REVELATION OR RUT?
By MICHAEL PERKINS
IT’S OFTEN DIFFICULT FOR PHOTOGRAPHERS, UNDER THE SPELL OF A CONCEPT, TO KNOW WHETHER THEY ARE MARCHING TOWARD SOME LOFTY QUEST or merely walking in circles, their foot (or their brain) nailed to the floor. Fall too deeply in love with a given idea, and you could cling to it, for comfort or habit, long after it has yielded anything remotely creative.
You might be mistaking a rut for revelation.
We’ll all seen it happen. Hell, it’s happened to many of us. You begin to explore a particular story-telling technique. It shows some promise. And so you hang with it a little longer, then a little longer still. One more interpretation of the shot that made you smile. One more variation on the theme.
Maybe it’s abstract grid details on glass towers, taken in monochrome at an odd angle. Maybe it’s time exposures of light trails on a midnight highway. And maybe, as in my own case, it’s a lingering romance with dense, busy neighborhood textures, shot at a respectfully reportorial distance. Straight-on, left to right tapestries of doors, places of business, upstairs/downstairs tenant life, comings and goings. I love them, but I also worry about how long I can contribute something different to them as a means of telling a story.
- The bustling tenement neighborhoods of early Norman Rockwell paintings appealed to me, as a child, because the frames were teeming with life: people leaning out of windows, sitting on porches, perching on fire escapes, delivering the morning milk…they were a divine, almost musical chaos. But they were paintings, with all the intentional orchestration of sentiment and nostalgia that comes with that medium. Those images were wonderful, but they were not documents…merely dreams.
That, of course, doesn’t make them any less powerful as an influence on photography.
When I look at a section of an urban block, I try to frame a section of it that tells, in miniature, the life that can be felt all day long as the area’s natural rhythm. There are re-gentrified restaurants, neglected second-floor apartments, new coats of paint on old brick, overgrown trees, stalwart standbys that have been part of the street for ages, young lovers and old duffers. Toss all the ingredients together and you might get an image salad that captures something close to “real”. And then there is the trial-and-error of how much to include, how busy or sparse to portray the subject.

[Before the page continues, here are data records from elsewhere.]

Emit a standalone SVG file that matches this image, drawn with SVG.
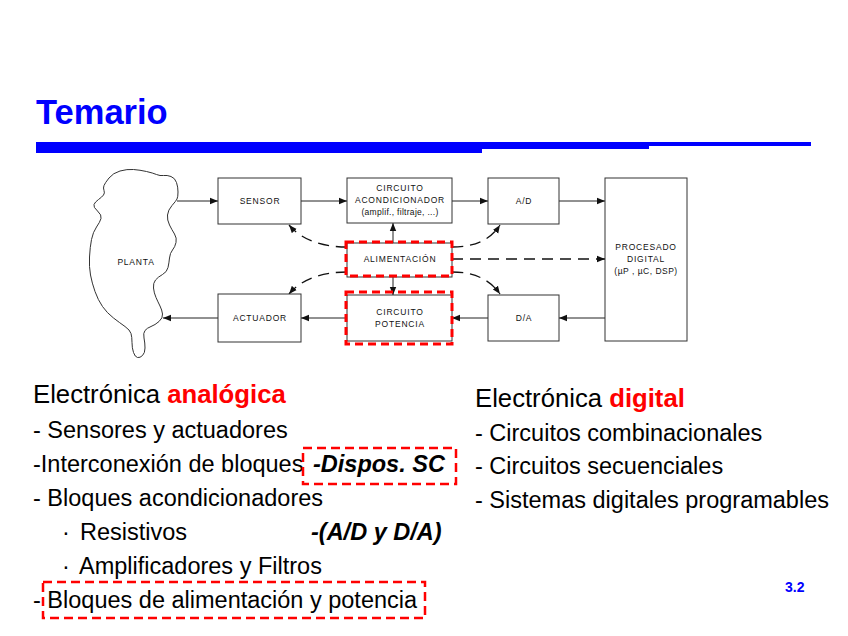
<svg xmlns="http://www.w3.org/2000/svg" width="848" height="636" viewBox="0 0 848 636">
<defs>
<style>
.box{fill:#fff;stroke:#333;stroke-width:1}
.lbl{font-family:"Liberation Sans",Arial,sans-serif;font-size:8.5px;letter-spacing:0.8px;fill:#111;text-anchor:middle}
.wire{fill:none;stroke:#222;stroke-width:1}
.dash{fill:none;stroke:#111;stroke-width:1.3;stroke-dasharray:11 7}
.red{fill:none;stroke:#f00;stroke-width:3;stroke-dasharray:8 5}
.redt{fill:none;stroke:#f00;stroke-width:2.5;stroke-dasharray:9 5}
.body{font-family:"Liberation Sans",Arial,sans-serif;font-size:23.5px;fill:#000}
.head{font-size:25.7px}
.hl{fill:#f00;font-weight:bold}
.bi{font-weight:bold;font-style:italic}
</style>
<marker id="ah" viewBox="0 0 10 10" refX="10" refY="5" markerWidth="8" markerHeight="8" markerUnits="userSpaceOnUse" orient="auto">
<path d="M0,1 L10,5 L0,9 Z" fill="#111"/>
</marker>
</defs>
<rect width="848" height="636" fill="#fff"/>
<text x="36" y="124" font-family="'Liberation Sans',Arial,sans-serif" font-size="34.5" font-weight="bold" fill="#00f">Temario</text>
<g id="title-bar" fill="#00f">
<rect x="36" y="142" width="446" height="11"/>
<rect x="481" y="142" width="168" height="7"/>
<rect x="648" y="142" width="163" height="4"/>
</g>
<g id="connectors">
<line class="wire" x1="177" y1="201" x2="218" y2="201" marker-end="url(#ah)"/>
<line class="wire" x1="301" y1="201" x2="347" y2="201" marker-end="url(#ah)"/>
<line class="wire" x1="452" y1="201" x2="488" y2="201" marker-end="url(#ah)"/>
<line class="wire" x1="559" y1="201" x2="605" y2="201" marker-end="url(#ah)"/>
<line class="wire" x1="605" y1="318" x2="559" y2="318" marker-end="url(#ah)"/>
<line class="wire" x1="488" y1="318" x2="452" y2="318" marker-end="url(#ah)"/>
<line class="wire" x1="347" y1="318" x2="301" y2="318" marker-end="url(#ah)"/>
<line class="wire" x1="218" y1="318" x2="163" y2="318" marker-end="url(#ah)"/>
<line class="wire" x1="393" y1="243" x2="393" y2="223" marker-end="url(#ah)"/>
<line class="wire" x1="393" y1="277" x2="393" y2="295" marker-end="url(#ah)"/>
<path class="dash" d="M452,259 L605,259" marker-end="url(#ah)"/>
<path class="dash" d="M347,247 C322,247 302,240 289,225" marker-end="url(#ah)"/>
<path class="dash" d="M347,272 C322,272 302,279 289,294" marker-end="url(#ah)"/>
<path class="dash" d="M452,247 C475,247 490,240 500,225" marker-end="url(#ah)"/>
<path class="dash" d="M452,272 C475,272 490,280 500,294" marker-end="url(#ah)"/>
</g>
<g id="planta">
<path fill="#fff" stroke="#333" stroke-width="1" d="M104,185.5 Q105,183 109,178 Q113,173 120,171 Q127,169 133.5,169.5 Q140,170 146.5,171.5 Q153,173 156.5,174.5 Q160,176 163.5,175.5 Q167,175 171,176.5 Q175,178 176.5,182.5 Q178,187 178,192 Q178,197 177,199 Q176,201 172,205.5 Q168,210 167.5,215 Q167,220 169.5,225 Q172,230 174.5,234 Q177,238 176,242.5 Q175,247 172.5,250 Q170,253 169.5,258 Q169,263 168,267.5 Q167,272 162.5,274.5 Q158,277 155.5,280 Q153,283 153.5,288 Q154,293 156,297.5 Q158,302 160,306 Q162,310 162.5,314 Q163,318 159,321.5 Q155,325 151,326.5 Q147,328 145,330.5 Q143,333 144,338 Q145,343 145,348 Q145,353 142.5,355.5 Q140,358 137.5,357.5 Q135,357 133.5,352.5 Q132,348 132,342.5 Q132,337 131,333.5 Q130,330 125,326.5 Q120,323 113.5,318 Q107,313 102.5,306.5 Q98,300 95,291.5 Q92,283 90.5,275 Q89,267 89.5,257 Q90,247 91.5,239.5 Q93,232 96.5,227 Q100,222 101,218.5 Q102,215 97.5,211 Q93,207 94,204.5 Q95,202 98.5,199.5 Q102,197 103.5,195 Q105,193 104,190.5 Q103,188 104,185.5 Z"/>
<text class="lbl" x="136" y="265">PLANTA</text>
</g>
<g id="sensor">
<rect class="box" x="218" y="178" width="83" height="46"/>
<text class="lbl" x="260" y="204">SENSOR</text>
</g>
<g id="acondicionador">
<rect class="box" x="347" y="178" width="105" height="45"/>
<text class="lbl" x="400" y="191">CIRCUITO</text>
<text class="lbl" x="400" y="203">ACONDICIONADOR</text>
<text class="lbl" x="400" y="215" style="letter-spacing:0.3px">(amplif., filtraje, ...)</text>
</g>
<g id="ad">
<rect class="box" x="488" y="178" width="71" height="46"/>
<text class="lbl" x="524" y="204">A/D</text>
</g>
<g id="procesado">
<rect class="box" x="605" y="178" width="82" height="163"/>
<text class="lbl" x="646" y="250">PROCESADO</text>
<text class="lbl" x="646" y="262">DIGITAL</text>
<text class="lbl" x="646" y="274" style="letter-spacing:0.5px">(µP , µC, DSP)</text>
</g>
<g id="alimentacion">
<rect class="box" x="347" y="243" width="105" height="34"/>
<text class="lbl" x="400" y="262">ALIMENTACIÓN</text>
<rect class="red" x="346" y="242" width="106" height="34"/>
</g>
<g id="potencia">
<rect class="box" x="347" y="295" width="105" height="46"/>
<text class="lbl" x="400" y="315">CIRCUITO</text>
<text class="lbl" x="400" y="327">POTENCIA</text>
<rect class="red" x="346" y="292" width="106" height="52"/>
</g>
<g id="da">
<rect class="box" x="488" y="295" width="71" height="46"/>
<text class="lbl" x="524" y="321">D/A</text>
</g>
<g id="actuador">
<rect class="box" x="218" y="294" width="83" height="48"/>
<text class="lbl" x="260" y="321">ACTUADOR</text>
</g>
<g id="analogica">
<text class="body head" x="33" y="403">Electrónica <tspan class="hl">analógica</tspan></text>
<text class="body" x="33" y="438">- Sensores y actuadores</text>
<text class="body" x="33" y="472">-Interconexión de bloques</text>
<text class="body bi" x="313" y="472">-Dispos. SC</text>
<rect class="redt" x="303" y="448" width="153" height="36"/>
<text class="body" x="33" y="506">- Bloques acondicionadores</text>
<text class="body" x="62" y="540">·<tspan x="80">Resistivos</tspan></text>
<text class="body bi" x="311" y="540">-(A/D y D/A)</text>
<text class="body" x="62" y="574">·<tspan x="79">Amplificadores y Filtros</tspan></text>
<text class="body" x="33" y="608">- Bloques de alimentación y potencia</text>
<rect class="redt" x="43" y="582" width="382" height="36"/>
</g>
<g id="digital">
<text class="body head" x="475" y="407">Electrónica <tspan class="hl">digital</tspan></text>
<text class="body" x="475" y="441">- Circuitos combinacionales</text>
<text class="body" x="475" y="474">- Circuitos secuenciales</text>
<text class="body" x="475" y="508">- Sistemas digitales programables</text>
</g>
<text x="785" y="592" font-family="'Liberation Sans',Arial,sans-serif" font-size="14" font-weight="bold" fill="#00f">3.2</text>
</svg>
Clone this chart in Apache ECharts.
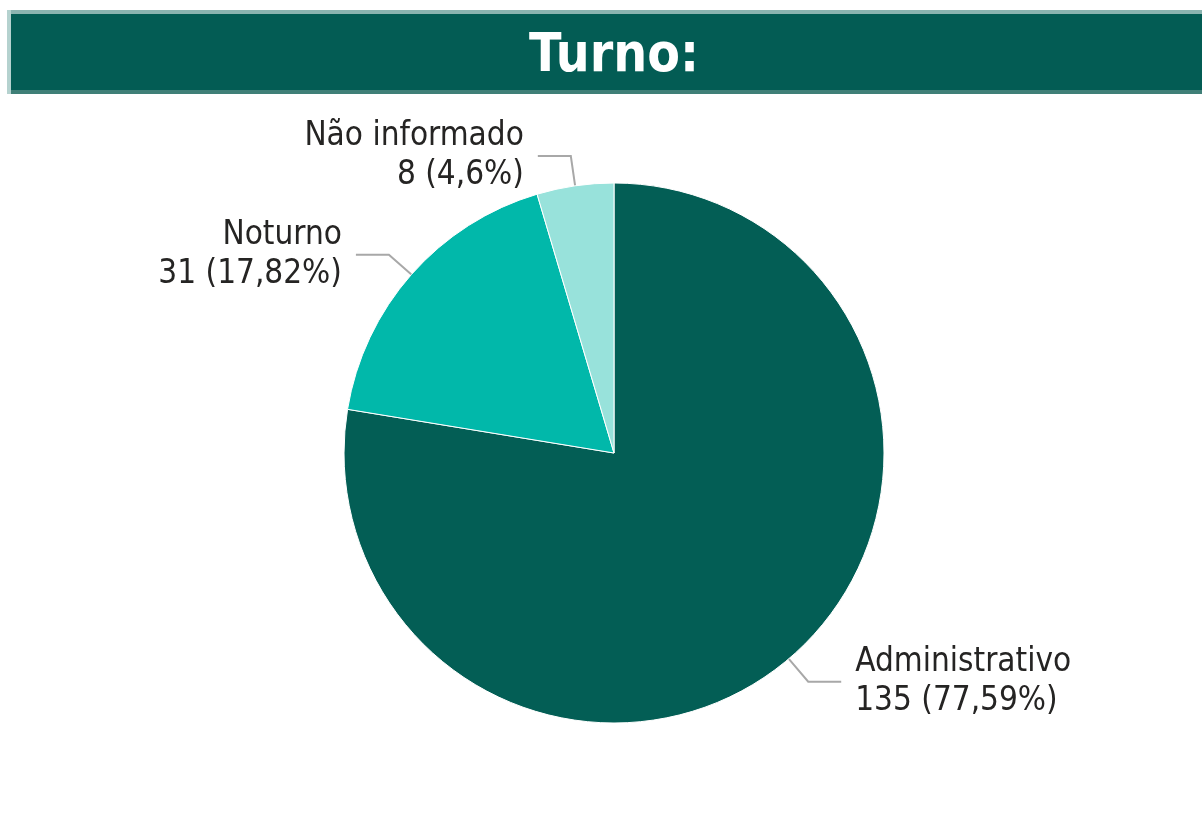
<!DOCTYPE html>
<html>
<head>
<meta charset="utf-8">
<script src="https://cdn.jsdelivr.net/npm/echarts@6/dist/echarts.min.js"></script>
<style>
  html, body { margin: 0; padding: 0; background: #fff; }
  #main { width: 1202px; height: 814px; }
</style>
</head>
<body>
<div id="main"></div>
<script>
var titleText = 'Turno:';
var categories = ['Administrativo', 'Noturno', 'Não informado'];
var values = [135, 31, 8];
var colors = ['#035E55', '#01B8AA', '#98E2DB'];

var myChart = echarts.init(document.getElementById('main'));
var labelFont = '"DejaVu Sans Condensed", "DejaVu Sans", sans-serif';
var total = values.reduce(function (a, b) { return a + b; }, 0);

var data = categories.map(function (name, i) {
    return { name: name, value: values[i], itemStyle: { color: colors[i] } };
});

var option = {
    animation: false,
    graphic: [
        // faixa do título
        { type: 'rect', shape: { x: 7, y: 10, width: 1195, height: 84 }, style: { fill: '#3F7F77' } },
        { type: 'rect', shape: { x: 7, y: 10, width: 1195, height: 4 }, style: { fill: '#8BB4B0' } },
        { type: 'rect', shape: { x: 7, y: 10, width: 4, height: 84 }, style: { fill: '#B5D2CF' } },
        { type: 'rect', shape: { x: 11, y: 14, width: 1191, height: 76 }, style: { fill: '#035C54' } },
        {
            type: 'text', x: 614, y: 57,
            style: {
                text: titleText, fill: '#fff', align: 'center', verticalAlign: 'middle',
                font: 'bold 53px "DejaVu Sans Condensed", "DejaVu Sans", sans-serif'
            }
        }
    ],
    series: [
        {
            type: 'pie',
            center: [614, 453],
            radius: 270,
            startAngle: 90,
            clockwise: true,
            avoidLabelOverlap: false,
            itemStyle: { borderColor: '#fff', borderWidth: 1 },
            label: {
                show: true,
                position: 'outside',
                color: '#252423',
                fontFamily: labelFont,
                fontSize: 33,
                lineHeight: 39,
                distanceToLabelLine: 14,
                formatter: function (p) {
                    var pct = Math.round(p.value / total * 10000) / 100;
                    return p.name + '\n' + p.value + ' (' + String(pct).replace('.', ',') + '%)';
                }
            },
            labelLine: {
                show: true,
                length: 30,
                length2: 33,
                lineStyle: { color: '#A8A8A8', width: 2 }
            },
            emphasis: { disabled: true },
            data: data
        }
    ]
};
myChart.setOption(option);
</script>
</body>
</html>
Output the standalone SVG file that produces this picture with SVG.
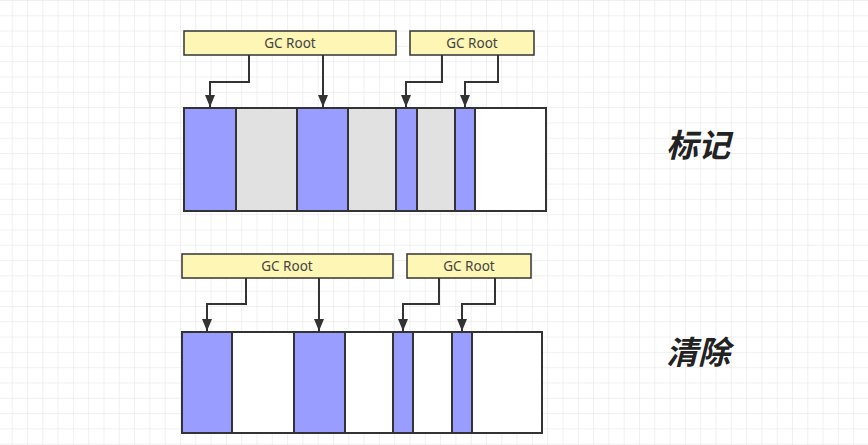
<svg xmlns="http://www.w3.org/2000/svg" width="868" height="445" viewBox="0 0 868 445">
<defs>
<pattern id="grid" x="11.7" y="0" width="15.3" height="15.3" patternUnits="userSpaceOnUse">
<path d="M0 0V15.3M0 0H15.3" fill="none" stroke="#e2e2e2" stroke-width="1"/>
</pattern>
<marker id="arr" viewBox="0 0 12 10" refX="12" refY="5" markerWidth="12" markerHeight="10" markerUnits="userSpaceOnUse" orient="auto">
<path d="M0 0L12 5L0 10Z" fill="#333"/>
</marker>
<style>
.root{fill:#fdf6b4;stroke:#333;stroke-width:1.5}
.rt{font-family:"Noto Sans","Liberation Sans",sans-serif;font-size:13.5px;fill:#444;text-anchor:middle}
.cell{stroke:#333;stroke-width:2}
.live{fill:#999dff}
.dead{fill:#e1e1e1}
.free{fill:#ffffff}
.con{fill:none;stroke:#333;stroke-width:2;marker-end:url(#arr)}
.lbl{font-family:"Noto Sans CJK SC",sans-serif;font-weight:bold;font-style:italic;font-size:32px;fill:#222;text-anchor:middle}
</style>
</defs>
<rect width="868" height="445" fill="#ffffff"/>
<rect width="868" height="445" fill="url(#grid)"/>

<g id="mark-root-1"><rect class="root" x="184" y="31" width="212" height="24"/><text class="rt" x="290" y="48">GC Root</text></g>
<g id="mark-root-2"><rect class="root" x="410" y="31" width="124" height="24"/><text class="rt" x="472" y="48">GC Root</text></g>
<g id="mark-memory">
<rect class="cell live" x="184" y="108" width="52" height="103"/>
<rect class="cell dead" x="236" y="108" width="61" height="103"/>
<rect class="cell live" x="297" y="108" width="51" height="103"/>
<rect class="cell dead" x="348" y="108" width="48" height="103"/>
<rect class="cell live" x="396" y="108" width="21" height="103"/>
<rect class="cell dead" x="417" y="108" width="38" height="103"/>
<rect class="cell live" x="455" y="108" width="20" height="103"/>
<rect class="cell free" x="475" y="108" width="71" height="103"/>
</g>
<g id="mark-label"><text class="lbl" x="698" y="157">标记</text></g>

<g id="sweep-root-1"><rect class="root" x="182" y="254" width="211" height="24"/><text class="rt" x="287" y="271">GC Root</text></g>
<g id="sweep-root-2"><rect class="root" x="407" y="254" width="124" height="24"/><text class="rt" x="469" y="271">GC Root</text></g>
<g id="sweep-memory">
<rect class="cell live" x="182" y="332" width="50" height="101"/>
<rect class="cell free" x="232" y="332" width="62" height="101"/>
<rect class="cell live" x="294" y="332" width="51" height="101"/>
<rect class="cell free" x="345" y="332" width="48" height="101"/>
<rect class="cell live" x="393" y="332" width="20" height="101"/>
<rect class="cell free" x="413" y="332" width="39" height="101"/>
<rect class="cell live" x="452" y="332" width="20" height="101"/>
<rect class="cell free" x="472" y="332" width="70" height="101"/>
</g>
<g id="sweep-label"><text class="lbl" x="698" y="364">清除</text></g>

<g id="connectors">
<path class="con" d="M249 55V82H210V107"/>
<path class="con" d="M323 55V107"/>
<path class="con" d="M442 55V82H406V107"/>
<path class="con" d="M498 55V82H465V107"/>
<path class="con" d="M246 278V304H207V331"/>
<path class="con" d="M319 278V331"/>
<path class="con" d="M439 278V304H403V331"/>
<path class="con" d="M495 278V304H462V331"/>
</g>
</svg>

That said, I have explored this theme many times over the years, and worry that I am trying to harvest crops from a fallow field. Have I stayed too long at this particular fair? Are there even any compelling stories left to tell in this approach, or have I just romanticized the idea of the whole thing beyond any artistic merit?
Hopefully, I will know when to strike this kind of image off my “to do” list, as I fear that repetition, even repetition of a valid concept, can lead to laziness….the place where you call “habit” a “style”.
And I don’t want to dwell in that place.